Damit wird jedoch Nichtigkeit im Sinn der Z 9 nicht dargestellt. Inwiefern die aus der mehrheitlichen Verneinung einer Hauptfrage resultierende einhellige Bejahung einer Eventualfrage Undeutlichkeit bzw Widersprüchlichkeit des Wahrspruchs (Z 9) zur Folge haben sollte, wird von der Beschwerde nicht dargelegt und entzieht sich sohin einer meritorischen Erwiderung (vgl RIS Justiz RS0101159).
Zur Nichtigkeitsbeschwerde des Goran M*****:
Die Fragenrüge (Z 6) bringt vor, der Angeklagte hätte zugestanden, das Opfer zweimal geohrfeigt zu haben, und zitiert seine eigene Aussage, während des Aufenthalts in der gegenständlichen Wohnung über mehrere Tage diese zwischendurch für mehrere Stunden verlassen, den Erstangeklagten angefleht, das Opfer laufen zu lassen, dessen Anweisungen aber dennoch befolgt zu haben, und verweist auf eine Unterhaltung zwischen V***** und Hristo P***** über die Rückzahlung von geschuldetem Geld und Telefonate des V***** mit Verwandten des Opfers, in denen mitgeteilt wurde, sie müssten „das Geld zahlen“, „da das Opfer sonst umgebracht“ werde.

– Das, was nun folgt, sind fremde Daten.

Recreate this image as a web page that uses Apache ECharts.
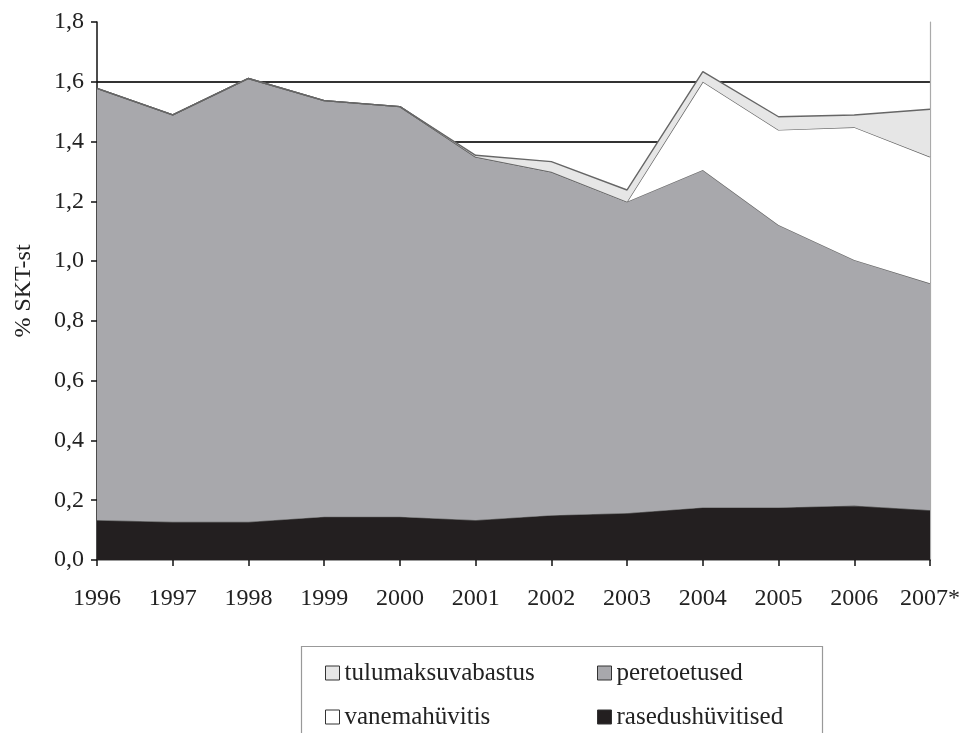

Dabei ist ungeachtet des von M***** in der Hauptverhandlung geäußerten Eindrucks, er habe gedacht, die Telefonate wären mit P***** ausgemacht nicht nachvollziehbar, inwiefern eine solche Verantwortung ein die begehrte Stellung von Eventualfragen nach (vorsätzlicher) Körperverletzung und Freiheitsentziehung nach gesicherter allgemeiner Lebenserfahrung ernsthaft indizierendes Verfahrensergebnis darstellen sollte (vgl Ratz , WK StPO § 345 Rz 23).
Die Nichtigkeitsbeschwerden waren daher schon bei nichtöffentlicher Beratung sofort zurückzuweisen (§§ 285d Abs 1, 344 StPO), woraus die Zuständigkeit des Oberlandesgerichts zur Entscheidung über die Berufungen folgt (§§ 285i, 344 StPO).
Die Kostenentscheidung beruht auf § 390a Abs 1 StPO.